Call it a relapse, or maybe the troubled credit markets never really recovered from their summertime crunch. In any case, three months after a financial crisis spooked fixed-income investors, the debt markets are back in critical condition.
Investors still won't touch risky debt with a 10-foot pole. They're so scared they've shifted huge amounts of money into ultrasafe U.S. Treasuries, sending the yields on government debt back to low levels not seen since September.
Bad news from Merrill Lynch (MER) and Citigroup (C) on Nov. 5 heightened the fear factor. "There is still a real discomfort in the credit markets that the subprime problems have not yet become evident," says Ward McCarthy of Stone & McCarthy Research.
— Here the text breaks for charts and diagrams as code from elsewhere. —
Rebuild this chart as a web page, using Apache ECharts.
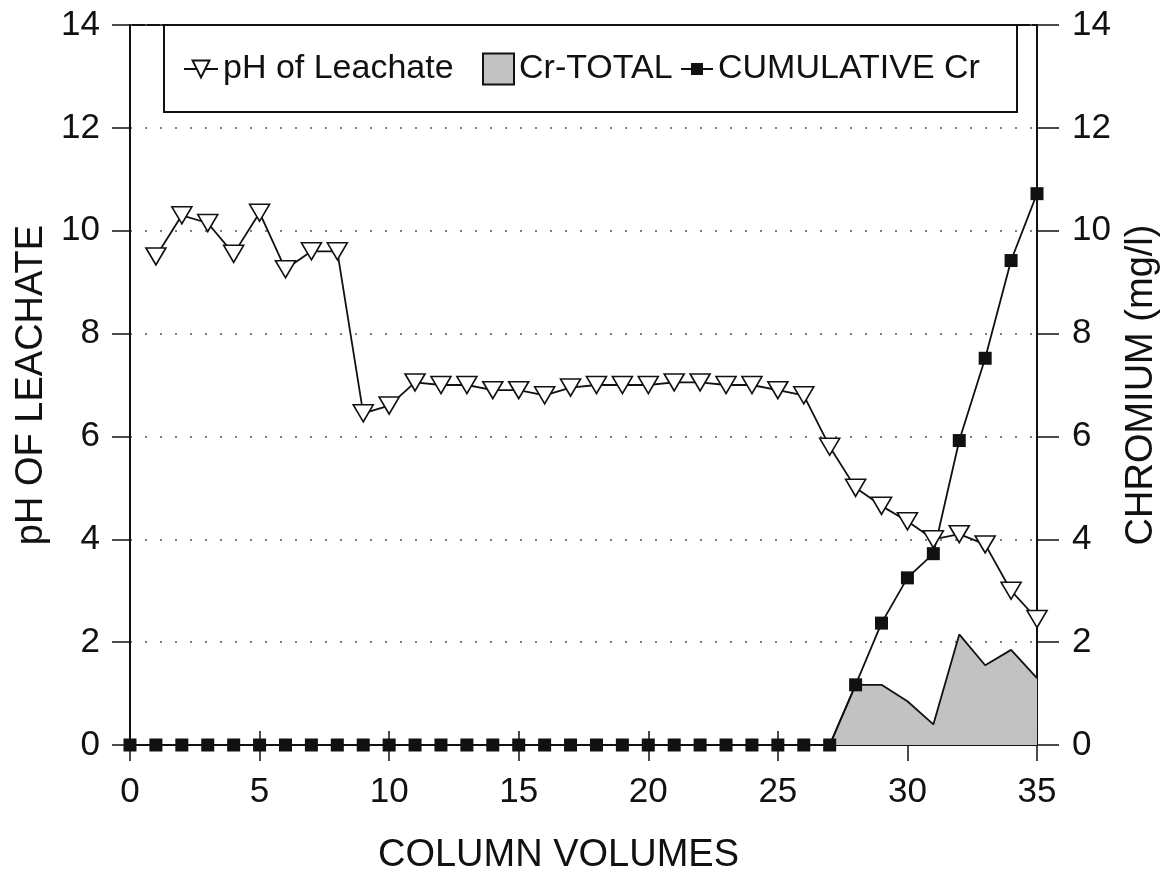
<!DOCTYPE html>
<html>
<head>
<meta charset="utf-8">
<script src="https://cdn.jsdelivr.net/npm/echarts@6/dist/echarts.min.js"></script>
<style>
  html, body { margin: 0; padding: 0; background: #ffffff; }
  #chart { width: 1169px; height: 880px; }
</style>
</head>
<body>
<div id="chart"></div>
<script>
// ---- data ----
var phVolumes = [1, 2, 3, 4, 5, 6, 7, 8, 9, 10, 11, 12, 13, 14, 15, 16, 17, 18, 19, 20, 21, 22, 23, 24, 25, 26, 27, 28, 29, 30, 31, 32, 33, 34, 35];
var phValues = [9.5, 10.3, 10.15, 9.55, 10.35, 9.25, 9.6, 9.6, 6.45, 6.6, 7.05, 7.0, 7.0, 6.9, 6.9, 6.8, 6.95, 7.0, 7.0, 7.0, 7.05, 7.05, 7.0, 7.0, 6.9, 6.8, 5.8, 5.0, 4.65, 4.35, 4.0, 4.1, 3.9, 3.0, 2.45];

var crTotalVolumes = [27, 28, 29, 30, 31, 32, 33, 34, 35];
var crTotalValues = [0, 1.17, 1.17, 0.85, 0.4, 2.15, 1.55, 1.85, 1.3];

var cumVolumes = [0, 1, 2, 3, 4, 5, 6, 7, 8, 9, 10, 11, 12, 13, 14, 15, 16, 17, 18, 19, 20, 21, 22, 23, 24, 25, 26, 27, 28, 29, 30, 31, 32, 33, 34, 35];
var cumValues = [0, 0, 0, 0, 0, 0, 0, 0, 0, 0, 0, 0, 0, 0, 0, 0, 0, 0, 0, 0, 0, 0, 0, 0, 0, 0, 0, 0, 1.17, 2.37, 3.25, 3.72, 5.92, 7.52, 9.42, 10.72];

var seriesNames = ['pH of Leachate', 'Cr-TOTAL', 'CUMULATIVE Cr'];
var xTitle = 'COLUMN VOLUMES';
var yLeftTitle = 'pH OF LEACHATE';
var yRightTitle = 'CHROMIUM (mg/l)';

function pairs(xs, ys) {
  var out = [];
  for (var i = 0; i < xs.length; i++) out.push([xs[i], ys[i]]);
  return out;
}

var FONT = "'Liberation Sans', Arial, Helvetica, sans-serif";
var INK = '#111111';

var chart = echarts.init(document.getElementById('chart'), null, { renderer: 'canvas' });

var option = {
  backgroundColor: '#ffffff',
  animation: false,
  textStyle: { fontFamily: FONT, color: INK },
  grid: {
    left: 130, right: 129, top: 25, bottom: 133,
    show: true, borderColor: INK, borderWidth: 2, backgroundColor: 'transparent'
  },
  graphic: [{
    type: 'rect', z: 1,
    shape: { x: 164, y: 25, width: 853, height: 87 },
    style: { fill: '#ffffff', stroke: INK, lineWidth: 2 }
  }],
  legend: [
    {
      z: 10, left: 183, top: 52, padding: 0,
      data: [{ name: seriesNames[0] }],
      itemWidth: 34, itemHeight: 21, itemGap: 0,
      textStyle: { fontFamily: FONT, fontSize: 34, color: INK, lineHeight: 34 }
    },
    {
      z: 10, left: 482, top: 52, padding: 0,
      data: [{ name: seriesNames[1], icon: 'rect' }],
      itemWidth: 31, itemHeight: 31, itemGap: 0,
      textStyle: { fontFamily: FONT, fontSize: 34, color: INK, lineHeight: 34 }
    },
    {
      z: 10, left: 680, top: 52, padding: 0,
      data: [{ name: seriesNames[2] }],
      itemWidth: 32, itemHeight: 15, itemGap: 0,
      textStyle: { fontFamily: FONT, fontSize: 34, color: INK, lineHeight: 34 }
    }
  ],
  xAxis: [
    {
      type: 'value', min: 0, max: 35, interval: 5, position: 'bottom',
      name: xTitle, nameLocation: 'middle', nameGap: 92,
      nameTextStyle: { fontFamily: FONT, fontSize: 38, color: INK, padding: [0, 50, 0, 0] },
      axisLine: { show: true, onZero: false, lineStyle: { color: INK, width: 2 } },
      axisTick: { show: true, inside: false, length: 16, lineStyle: { color: INK, width: 1.5 } },
      axisLabel: { fontFamily: FONT, fontSize: 35, color: INK, margin: 30 },
      splitLine: { show: false }
    },
    {
      type: 'value', min: 0, max: 35, interval: 5, position: 'bottom',
      axisLine: { show: false },
      axisTick: { show: true, inside: true, length: 14, lineStyle: { color: INK, width: 1.5 } },
      axisLabel: { show: false },
      splitLine: { show: false }
    }
  ],
  yAxis: [
    {
      type: 'value', min: 0, max: 14, interval: 2, position: 'left',
      name: yLeftTitle, nameLocation: 'middle', nameGap: 74, nameRotate: 90,
      nameTextStyle: { fontFamily: FONT, fontSize: 38, color: INK },
      axisLine: { show: true, onZero: false, lineStyle: { color: INK, width: 2 } },
      axisTick: { show: true, inside: false, length: 18, lineStyle: { color: INK, width: 1.5 } },
      axisLabel: { fontFamily: FONT, fontSize: 35, color: INK, margin: 30 },
      splitLine: { show: true, lineStyle: { color: '#555555', width: 1.5, type: [2, 13] } }
    },
    {
      type: 'value', min: 0, max: 14, interval: 2, position: 'right',
      name: yRightTitle, nameLocation: 'middle', nameGap: 86, nameRotate: 90,
      nameTextStyle: { fontFamily: FONT, fontSize: 38, color: INK },
      axisLine: { show: true, onZero: false, lineStyle: { color: INK, width: 2 } },
      axisTick: { show: true, inside: false, length: 22, lineStyle: { color: INK, width: 1.5 } },
      axisLabel: { fontFamily: FONT, fontSize: 35, color: INK, margin: 35 },
      splitLine: { show: false }
    },
    {
      type: 'value', min: 0, max: 14, interval: 2, position: 'right',
      axisLine: { show: false },
      axisTick: { show: true, inside: true, length: 18, lineStyle: { color: INK, width: 1.5 } },
      axisLabel: { show: false },
      splitLine: { show: false }
    }
  ],
  series: [
    {
      name: seriesNames[1], type: 'line', xAxisIndex: 0, yAxisIndex: 1, z: 2,
      data: pairs(crTotalVolumes, crTotalValues),
      symbol: 'none', showSymbol: false,
      lineStyle: { color: INK, width: 1.8 },
      itemStyle: { color: '#c2c2c2', borderColor: INK, borderWidth: 1.5 },
      areaStyle: { color: '#c2c2c2', opacity: 1 }
    },
    {
      name: seriesNames[2], type: 'line', xAxisIndex: 0, yAxisIndex: 1, z: 3,
      data: pairs(cumVolumes, cumValues),
      symbol: 'rect', symbolSize: 13,
      lineStyle: { color: INK, width: 1.8 },
      itemStyle: { color: INK, borderColor: INK, borderWidth: 0 }
    },
    {
      name: seriesNames[0], type: 'line', xAxisIndex: 0, yAxisIndex: 0, z: 4,
      data: pairs(phVolumes, phValues),
      symbol: 'triangle', symbolRotate: 180, symbolSize: [20, 17],
      lineStyle: { color: INK, width: 1.8 },
      itemStyle: { color: '#ffffff', borderColor: INK, borderWidth: 1.6 }
    }
  ]
};

chart.setOption(option);
</script>
</body>
</html>
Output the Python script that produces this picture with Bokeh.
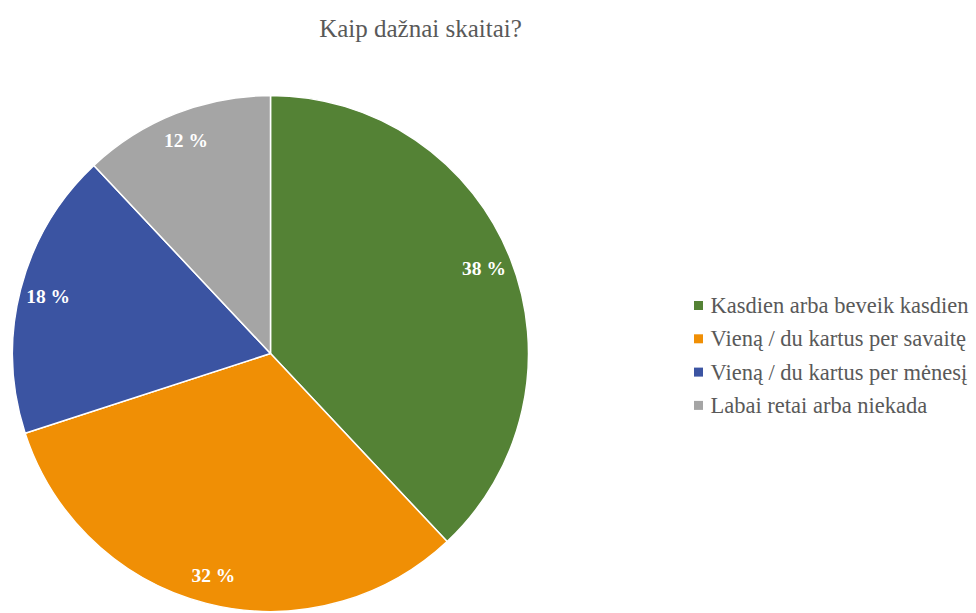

The worry remains that large financial institutions are sitting on top of big losses from bad mortgage debt. That's not unreasonable given Citigroup's announcement that it will report losses of an extra $8 billion to $11 billion just weeks after reporting a $2.2 billion hit.
"Everyone is being very risk-averse," says Bill Larkin, fixed-income portfolio manager at Cabot Money Management, who notes Treasury bond prices are so high they offer "ridiculously low yields." Taking inflation into account, they barely offer any real return at all, he says. After the summer's financial crisis, yields on the 10-year Treasury note hit a low of 4.3% in early September. They recovered a bit after the Federal Reserve cut interest rates later in the month, but now they're back down again, trading at around 4.3% on Nov. 5.
At the beginning of the 2007 financial crisis, many observers were making analogies to previous crises in 1987 or 1998. Those financial meltdowns threatened to slow down the economy but seemed to blow over quickly.
This crisis is exactly the opposite, McCarthy says. It started in the real economy and then spread to the financial markets. Subprime borrowers have been unable to make mortgage payments on their homes, and housing prices are falling fast. "This is a real fundamental problem in the economy that has become a contagion on the financial side," McCarthy says. That makes the crisis much more stubborn. "This is a problem we're going to have to contend with for a long period of time," he says.
Investors continue to worry that problems with mortgage-backed securities will spread to other forms of debt. Commercial paper—short-term funding for companies—still faces trouble.
There are also worries about municipal bonds, which in most cases are a very safe investment. Few think cities and towns won't be able to pay back the money they've borrowed—though municipalities may face extra stress from the decline in real estate prices. Instead, the worry is over the companies that insure municipal bonds, thereby raising the bonds' credit ratings. Analysts say those insurers, including Ambac Financial Group (ABK) and MBIA (MBI) are probably still in good shape. But losses from toxic debt on their balance sheets could threaten their creditworthiness, causing problems for the mortgage market as a whole.
PIMCO Chief Investment Officer Bill Gross, the so-called bond king, warned of possible problems in the municipal bond market on CNBC on Nov. 5. He also called the market's difficulties with "garbage loans" a "trillion-dollar problem" that could result in $250 billion in defaults.